DESCRIPTION OF THE TASK =
The lines from the beginning of the records below through the one holding "1.82e-8, 7.6e-7, 1.0e-6];" are to be copied exactly; leave the pictures out.

(Data items)

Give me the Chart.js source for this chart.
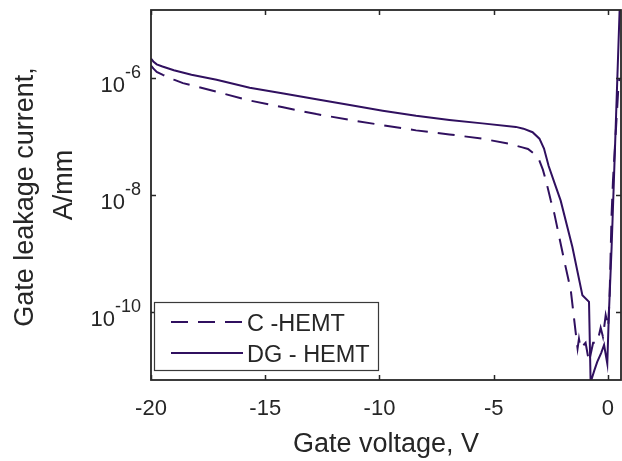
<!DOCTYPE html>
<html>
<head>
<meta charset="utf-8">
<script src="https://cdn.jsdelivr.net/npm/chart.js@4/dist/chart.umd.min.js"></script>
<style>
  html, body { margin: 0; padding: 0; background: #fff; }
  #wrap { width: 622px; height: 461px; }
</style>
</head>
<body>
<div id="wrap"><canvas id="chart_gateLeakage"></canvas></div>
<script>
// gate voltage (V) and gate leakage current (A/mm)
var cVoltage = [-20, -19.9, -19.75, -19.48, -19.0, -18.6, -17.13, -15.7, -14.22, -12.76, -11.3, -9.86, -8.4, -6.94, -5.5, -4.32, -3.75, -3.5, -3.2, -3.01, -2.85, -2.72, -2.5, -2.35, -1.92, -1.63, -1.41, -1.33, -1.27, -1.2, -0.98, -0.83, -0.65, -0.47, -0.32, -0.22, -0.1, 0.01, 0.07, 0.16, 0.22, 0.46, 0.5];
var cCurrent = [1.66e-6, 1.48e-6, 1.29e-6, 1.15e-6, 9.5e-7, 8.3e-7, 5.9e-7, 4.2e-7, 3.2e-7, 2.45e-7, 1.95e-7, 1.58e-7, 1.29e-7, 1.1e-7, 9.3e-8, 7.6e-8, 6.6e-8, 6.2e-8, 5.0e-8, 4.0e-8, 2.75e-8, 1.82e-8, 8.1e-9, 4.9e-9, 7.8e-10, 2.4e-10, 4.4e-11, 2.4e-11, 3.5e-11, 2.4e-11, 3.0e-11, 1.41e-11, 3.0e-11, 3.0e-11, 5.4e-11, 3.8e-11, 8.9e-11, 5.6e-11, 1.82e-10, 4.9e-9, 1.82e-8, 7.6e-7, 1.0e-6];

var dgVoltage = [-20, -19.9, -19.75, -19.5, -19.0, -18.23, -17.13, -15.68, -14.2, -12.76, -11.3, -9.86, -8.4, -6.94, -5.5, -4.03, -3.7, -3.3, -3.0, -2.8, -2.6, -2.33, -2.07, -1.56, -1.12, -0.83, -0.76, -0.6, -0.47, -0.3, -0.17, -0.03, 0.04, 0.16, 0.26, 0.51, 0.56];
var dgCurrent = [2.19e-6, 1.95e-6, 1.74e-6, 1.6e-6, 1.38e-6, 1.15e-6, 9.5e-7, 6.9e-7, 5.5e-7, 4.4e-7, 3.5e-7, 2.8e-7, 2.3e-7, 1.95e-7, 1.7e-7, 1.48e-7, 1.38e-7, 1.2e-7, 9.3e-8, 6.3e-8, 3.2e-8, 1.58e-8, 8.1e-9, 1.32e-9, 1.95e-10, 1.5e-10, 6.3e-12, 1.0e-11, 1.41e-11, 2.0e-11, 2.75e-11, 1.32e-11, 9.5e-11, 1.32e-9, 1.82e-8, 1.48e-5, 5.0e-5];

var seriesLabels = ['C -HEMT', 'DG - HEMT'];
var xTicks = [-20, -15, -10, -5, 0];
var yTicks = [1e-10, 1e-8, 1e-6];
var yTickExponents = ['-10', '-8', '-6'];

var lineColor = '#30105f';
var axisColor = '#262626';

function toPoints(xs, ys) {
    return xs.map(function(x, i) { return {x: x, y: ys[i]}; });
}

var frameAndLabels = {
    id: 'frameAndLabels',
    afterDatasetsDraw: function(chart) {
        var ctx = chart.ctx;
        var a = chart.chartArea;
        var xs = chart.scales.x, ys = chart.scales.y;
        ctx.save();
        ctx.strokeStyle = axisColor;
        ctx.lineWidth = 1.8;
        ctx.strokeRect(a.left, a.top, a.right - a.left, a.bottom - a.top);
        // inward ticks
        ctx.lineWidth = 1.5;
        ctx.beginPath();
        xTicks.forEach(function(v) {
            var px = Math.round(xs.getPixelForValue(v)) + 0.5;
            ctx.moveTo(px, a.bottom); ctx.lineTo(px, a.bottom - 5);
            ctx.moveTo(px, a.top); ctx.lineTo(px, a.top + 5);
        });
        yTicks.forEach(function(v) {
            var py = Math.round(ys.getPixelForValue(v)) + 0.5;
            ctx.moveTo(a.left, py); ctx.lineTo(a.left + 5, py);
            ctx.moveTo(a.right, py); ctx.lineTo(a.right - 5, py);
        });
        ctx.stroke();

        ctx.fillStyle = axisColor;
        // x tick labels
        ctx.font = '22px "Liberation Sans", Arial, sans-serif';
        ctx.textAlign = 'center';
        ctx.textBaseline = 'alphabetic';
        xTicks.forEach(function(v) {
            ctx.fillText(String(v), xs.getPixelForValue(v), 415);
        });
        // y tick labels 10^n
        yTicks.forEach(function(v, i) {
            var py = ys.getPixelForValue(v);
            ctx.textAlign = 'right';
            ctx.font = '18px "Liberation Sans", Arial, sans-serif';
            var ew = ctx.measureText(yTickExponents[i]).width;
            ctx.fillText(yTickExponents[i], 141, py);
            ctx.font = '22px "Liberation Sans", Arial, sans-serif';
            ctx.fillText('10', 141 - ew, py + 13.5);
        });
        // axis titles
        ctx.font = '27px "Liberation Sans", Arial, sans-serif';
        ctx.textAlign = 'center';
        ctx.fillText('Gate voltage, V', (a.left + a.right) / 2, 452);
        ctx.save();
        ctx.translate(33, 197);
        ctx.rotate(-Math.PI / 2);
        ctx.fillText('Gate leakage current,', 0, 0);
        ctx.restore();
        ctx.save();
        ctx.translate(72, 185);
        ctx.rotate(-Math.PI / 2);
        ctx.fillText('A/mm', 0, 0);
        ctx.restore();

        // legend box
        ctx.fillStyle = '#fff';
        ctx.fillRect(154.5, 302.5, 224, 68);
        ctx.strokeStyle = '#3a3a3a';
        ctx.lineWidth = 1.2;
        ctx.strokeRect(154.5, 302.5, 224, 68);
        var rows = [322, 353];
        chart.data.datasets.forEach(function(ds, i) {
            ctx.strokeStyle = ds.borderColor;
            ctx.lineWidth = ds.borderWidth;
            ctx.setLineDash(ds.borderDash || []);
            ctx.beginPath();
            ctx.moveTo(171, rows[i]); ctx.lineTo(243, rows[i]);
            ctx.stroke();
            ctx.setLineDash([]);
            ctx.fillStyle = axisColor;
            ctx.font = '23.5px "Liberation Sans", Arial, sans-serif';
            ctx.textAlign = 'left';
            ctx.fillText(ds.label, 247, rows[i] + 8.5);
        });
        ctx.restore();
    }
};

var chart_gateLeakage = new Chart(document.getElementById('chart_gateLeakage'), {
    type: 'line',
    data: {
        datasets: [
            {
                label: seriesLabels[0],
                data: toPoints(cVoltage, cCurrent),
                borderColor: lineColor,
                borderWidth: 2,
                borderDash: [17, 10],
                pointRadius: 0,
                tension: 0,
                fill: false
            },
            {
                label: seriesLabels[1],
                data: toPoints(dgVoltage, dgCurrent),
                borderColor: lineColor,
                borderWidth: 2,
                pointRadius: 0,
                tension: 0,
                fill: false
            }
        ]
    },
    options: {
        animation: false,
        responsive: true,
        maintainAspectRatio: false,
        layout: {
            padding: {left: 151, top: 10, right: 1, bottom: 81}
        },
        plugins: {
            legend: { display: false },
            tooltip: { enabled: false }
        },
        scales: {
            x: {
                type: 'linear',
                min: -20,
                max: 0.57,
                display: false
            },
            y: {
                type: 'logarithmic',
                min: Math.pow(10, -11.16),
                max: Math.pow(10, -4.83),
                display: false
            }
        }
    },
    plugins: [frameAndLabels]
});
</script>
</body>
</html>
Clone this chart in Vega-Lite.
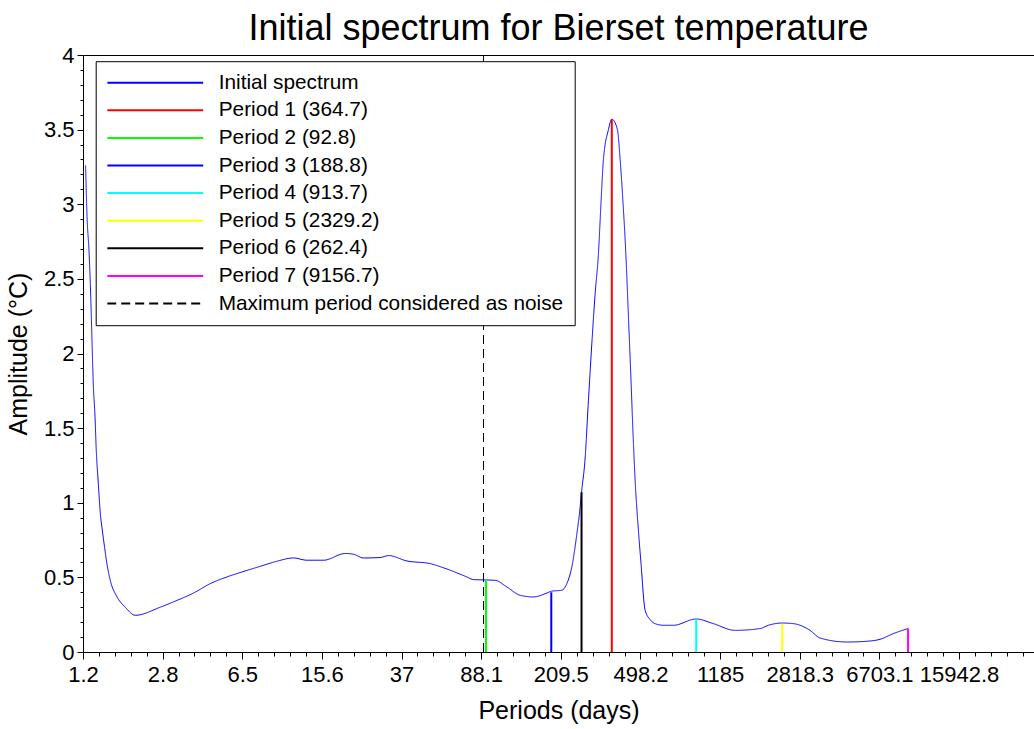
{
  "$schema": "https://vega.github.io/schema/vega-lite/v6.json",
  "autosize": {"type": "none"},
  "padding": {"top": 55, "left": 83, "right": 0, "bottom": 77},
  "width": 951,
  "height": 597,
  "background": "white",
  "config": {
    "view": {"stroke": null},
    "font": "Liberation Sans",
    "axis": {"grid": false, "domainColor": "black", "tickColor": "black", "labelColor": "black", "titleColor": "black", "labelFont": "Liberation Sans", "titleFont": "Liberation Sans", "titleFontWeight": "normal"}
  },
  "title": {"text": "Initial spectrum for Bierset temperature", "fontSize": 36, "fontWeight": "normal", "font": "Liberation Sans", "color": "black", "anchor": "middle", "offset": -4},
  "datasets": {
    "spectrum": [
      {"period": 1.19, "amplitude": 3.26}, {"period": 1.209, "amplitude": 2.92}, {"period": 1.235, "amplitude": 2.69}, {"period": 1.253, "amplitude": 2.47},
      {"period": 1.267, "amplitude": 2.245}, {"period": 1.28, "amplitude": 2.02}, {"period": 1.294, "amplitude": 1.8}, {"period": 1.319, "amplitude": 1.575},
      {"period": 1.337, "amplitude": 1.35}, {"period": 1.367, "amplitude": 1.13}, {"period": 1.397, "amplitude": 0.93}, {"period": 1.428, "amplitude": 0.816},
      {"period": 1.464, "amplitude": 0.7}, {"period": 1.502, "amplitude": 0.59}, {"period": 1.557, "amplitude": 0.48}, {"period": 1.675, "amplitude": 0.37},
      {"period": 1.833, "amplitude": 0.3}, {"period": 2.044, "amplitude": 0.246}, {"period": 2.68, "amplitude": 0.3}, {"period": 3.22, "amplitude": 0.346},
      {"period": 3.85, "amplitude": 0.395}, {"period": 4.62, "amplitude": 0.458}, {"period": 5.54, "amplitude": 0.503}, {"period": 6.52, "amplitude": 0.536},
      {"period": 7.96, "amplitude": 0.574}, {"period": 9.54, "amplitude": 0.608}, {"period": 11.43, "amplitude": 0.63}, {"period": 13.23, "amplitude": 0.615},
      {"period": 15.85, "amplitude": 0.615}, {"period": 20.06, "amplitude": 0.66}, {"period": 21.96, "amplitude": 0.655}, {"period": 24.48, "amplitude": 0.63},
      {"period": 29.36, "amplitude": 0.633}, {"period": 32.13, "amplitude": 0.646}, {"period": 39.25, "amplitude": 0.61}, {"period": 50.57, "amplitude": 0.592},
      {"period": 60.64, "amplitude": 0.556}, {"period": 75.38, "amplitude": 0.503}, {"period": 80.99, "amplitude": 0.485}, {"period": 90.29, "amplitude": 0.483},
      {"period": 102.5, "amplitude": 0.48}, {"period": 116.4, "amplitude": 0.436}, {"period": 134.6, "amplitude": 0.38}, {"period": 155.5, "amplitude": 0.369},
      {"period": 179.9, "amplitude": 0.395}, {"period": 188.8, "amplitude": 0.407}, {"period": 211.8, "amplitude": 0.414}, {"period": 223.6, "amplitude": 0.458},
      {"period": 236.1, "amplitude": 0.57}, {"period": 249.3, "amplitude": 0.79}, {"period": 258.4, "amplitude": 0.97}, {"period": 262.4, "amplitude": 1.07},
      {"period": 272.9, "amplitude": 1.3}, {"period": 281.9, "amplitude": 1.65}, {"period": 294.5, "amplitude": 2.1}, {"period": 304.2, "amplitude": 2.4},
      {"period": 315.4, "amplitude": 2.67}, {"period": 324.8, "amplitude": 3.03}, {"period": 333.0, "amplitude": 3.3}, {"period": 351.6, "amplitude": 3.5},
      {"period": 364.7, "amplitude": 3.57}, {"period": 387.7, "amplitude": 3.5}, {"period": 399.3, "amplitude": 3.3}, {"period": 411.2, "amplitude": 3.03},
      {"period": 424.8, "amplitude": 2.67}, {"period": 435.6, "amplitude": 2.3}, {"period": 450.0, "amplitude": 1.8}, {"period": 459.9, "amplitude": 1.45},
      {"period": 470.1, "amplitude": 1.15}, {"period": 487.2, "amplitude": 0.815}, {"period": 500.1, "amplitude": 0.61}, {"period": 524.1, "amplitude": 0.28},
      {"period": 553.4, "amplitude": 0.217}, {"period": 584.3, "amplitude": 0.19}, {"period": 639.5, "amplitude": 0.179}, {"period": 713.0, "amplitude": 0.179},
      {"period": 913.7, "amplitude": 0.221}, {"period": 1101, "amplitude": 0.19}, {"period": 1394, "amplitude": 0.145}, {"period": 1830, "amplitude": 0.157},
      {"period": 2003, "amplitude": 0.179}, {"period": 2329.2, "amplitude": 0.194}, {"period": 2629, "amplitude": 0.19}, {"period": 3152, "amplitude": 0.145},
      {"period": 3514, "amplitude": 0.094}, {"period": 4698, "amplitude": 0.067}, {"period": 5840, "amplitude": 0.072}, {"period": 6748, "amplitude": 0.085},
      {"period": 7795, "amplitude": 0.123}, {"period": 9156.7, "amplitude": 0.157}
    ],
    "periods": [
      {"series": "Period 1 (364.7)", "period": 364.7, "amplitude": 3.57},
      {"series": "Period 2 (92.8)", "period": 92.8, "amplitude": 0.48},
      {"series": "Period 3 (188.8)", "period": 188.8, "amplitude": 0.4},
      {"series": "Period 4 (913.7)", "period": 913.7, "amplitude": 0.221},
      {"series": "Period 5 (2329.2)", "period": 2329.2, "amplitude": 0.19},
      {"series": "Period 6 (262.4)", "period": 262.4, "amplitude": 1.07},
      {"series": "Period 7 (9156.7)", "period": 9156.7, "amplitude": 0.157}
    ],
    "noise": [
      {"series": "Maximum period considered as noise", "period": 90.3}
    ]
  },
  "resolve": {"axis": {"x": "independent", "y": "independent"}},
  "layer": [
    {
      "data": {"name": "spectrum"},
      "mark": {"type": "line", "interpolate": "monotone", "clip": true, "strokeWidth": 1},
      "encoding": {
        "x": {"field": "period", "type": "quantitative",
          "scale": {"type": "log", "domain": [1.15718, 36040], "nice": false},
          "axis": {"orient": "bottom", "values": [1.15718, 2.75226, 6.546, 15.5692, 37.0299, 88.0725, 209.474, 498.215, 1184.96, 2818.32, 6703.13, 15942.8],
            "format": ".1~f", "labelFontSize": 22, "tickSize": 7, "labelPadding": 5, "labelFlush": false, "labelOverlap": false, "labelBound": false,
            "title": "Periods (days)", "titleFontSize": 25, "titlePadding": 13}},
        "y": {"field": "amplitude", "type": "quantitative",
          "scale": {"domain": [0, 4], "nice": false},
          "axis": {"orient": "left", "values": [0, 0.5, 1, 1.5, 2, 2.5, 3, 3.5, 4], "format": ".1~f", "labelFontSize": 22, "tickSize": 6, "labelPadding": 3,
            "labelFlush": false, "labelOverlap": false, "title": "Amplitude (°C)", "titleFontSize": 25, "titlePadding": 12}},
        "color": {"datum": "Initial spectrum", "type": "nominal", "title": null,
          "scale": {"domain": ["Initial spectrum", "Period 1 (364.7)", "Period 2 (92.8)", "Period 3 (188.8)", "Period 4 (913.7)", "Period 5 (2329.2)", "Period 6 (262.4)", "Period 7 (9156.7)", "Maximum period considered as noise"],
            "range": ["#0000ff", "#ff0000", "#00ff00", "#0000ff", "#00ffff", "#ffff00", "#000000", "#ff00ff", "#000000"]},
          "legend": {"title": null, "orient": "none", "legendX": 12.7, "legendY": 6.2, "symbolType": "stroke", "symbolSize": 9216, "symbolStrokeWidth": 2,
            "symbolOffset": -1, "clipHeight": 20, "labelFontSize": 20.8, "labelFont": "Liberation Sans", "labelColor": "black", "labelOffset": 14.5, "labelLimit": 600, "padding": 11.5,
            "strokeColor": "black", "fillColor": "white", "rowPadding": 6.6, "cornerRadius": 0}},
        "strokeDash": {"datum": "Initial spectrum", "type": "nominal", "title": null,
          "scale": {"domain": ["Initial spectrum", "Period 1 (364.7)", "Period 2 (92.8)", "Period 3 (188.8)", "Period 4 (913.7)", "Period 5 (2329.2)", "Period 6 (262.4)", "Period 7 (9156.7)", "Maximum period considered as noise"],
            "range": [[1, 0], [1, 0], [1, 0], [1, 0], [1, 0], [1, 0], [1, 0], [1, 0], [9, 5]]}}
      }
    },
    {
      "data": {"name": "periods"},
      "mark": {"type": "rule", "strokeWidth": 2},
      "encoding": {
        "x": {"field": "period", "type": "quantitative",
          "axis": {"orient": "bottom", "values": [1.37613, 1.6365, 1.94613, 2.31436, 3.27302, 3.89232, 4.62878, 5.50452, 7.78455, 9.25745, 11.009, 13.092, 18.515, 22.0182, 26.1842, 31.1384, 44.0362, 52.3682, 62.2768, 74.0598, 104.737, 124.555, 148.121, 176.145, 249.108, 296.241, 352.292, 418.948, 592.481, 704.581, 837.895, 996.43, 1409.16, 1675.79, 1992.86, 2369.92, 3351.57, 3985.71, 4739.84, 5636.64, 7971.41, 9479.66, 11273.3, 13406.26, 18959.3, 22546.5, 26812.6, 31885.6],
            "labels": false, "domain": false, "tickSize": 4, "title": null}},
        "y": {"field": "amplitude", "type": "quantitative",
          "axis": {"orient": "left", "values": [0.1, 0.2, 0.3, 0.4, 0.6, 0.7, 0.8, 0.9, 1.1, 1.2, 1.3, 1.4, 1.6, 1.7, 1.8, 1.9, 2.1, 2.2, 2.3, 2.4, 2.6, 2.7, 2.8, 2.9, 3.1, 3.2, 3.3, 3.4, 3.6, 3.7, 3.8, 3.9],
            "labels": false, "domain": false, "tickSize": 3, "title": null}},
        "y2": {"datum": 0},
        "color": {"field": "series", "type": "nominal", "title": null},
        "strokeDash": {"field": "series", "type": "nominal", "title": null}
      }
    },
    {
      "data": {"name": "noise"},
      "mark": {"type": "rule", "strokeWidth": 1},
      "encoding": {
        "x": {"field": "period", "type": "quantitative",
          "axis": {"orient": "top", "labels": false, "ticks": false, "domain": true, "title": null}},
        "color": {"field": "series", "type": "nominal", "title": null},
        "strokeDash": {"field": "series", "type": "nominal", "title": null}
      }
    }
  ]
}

COMPLETE OUTPUT =
Give me the Chart.js source for this chart.
<!DOCTYPE html>
<html>
<head>
<meta charset="utf-8">
<script src="https://cdn.jsdelivr.net/npm/chart.js@4/dist/chart.umd.min.js"></script>
<style>
  html, body { margin: 0; padding: 0; background: #fff; }
  #wrap { width: 622px; height: 461px; }
</style>
</head>
<body>
<div id="wrap"><canvas id="chart_gateLeakage"></canvas></div>
<script>
// gate voltage (V) and gate leakage current (A/mm)
var cVoltage = [-20, -19.9, -19.75, -19.48, -19.0, -18.6, -17.13, -15.7, -14.22, -12.76, -11.3, -9.86, -8.4, -6.94, -5.5, -4.32, -3.75, -3.5, -3.2, -3.01, -2.85, -2.72, -2.5, -2.35, -1.92, -1.63, -1.41, -1.33, -1.27, -1.2, -0.98, -0.83, -0.65, -0.47, -0.32, -0.22, -0.1, 0.01, 0.07, 0.16, 0.22, 0.46, 0.5];
var cCurrent = [1.66e-6, 1.48e-6, 1.29e-6, 1.15e-6, 9.5e-7, 8.3e-7, 5.9e-7, 4.2e-7, 3.2e-7, 2.45e-7, 1.95e-7, 1.58e-7, 1.29e-7, 1.1e-7, 9.3e-8, 7.6e-8, 6.6e-8, 6.2e-8, 5.0e-8, 4.0e-8, 2.75e-8, 1.82e-8, 8.1e-9, 4.9e-9, 7.8e-10, 2.4e-10, 4.4e-11, 2.4e-11, 3.5e-11, 2.4e-11, 3.0e-11, 1.41e-11, 3.0e-11, 3.0e-11, 5.4e-11, 3.8e-11, 8.9e-11, 5.6e-11, 1.82e-10, 4.9e-9, 1.82e-8, 7.6e-7, 1.0e-6];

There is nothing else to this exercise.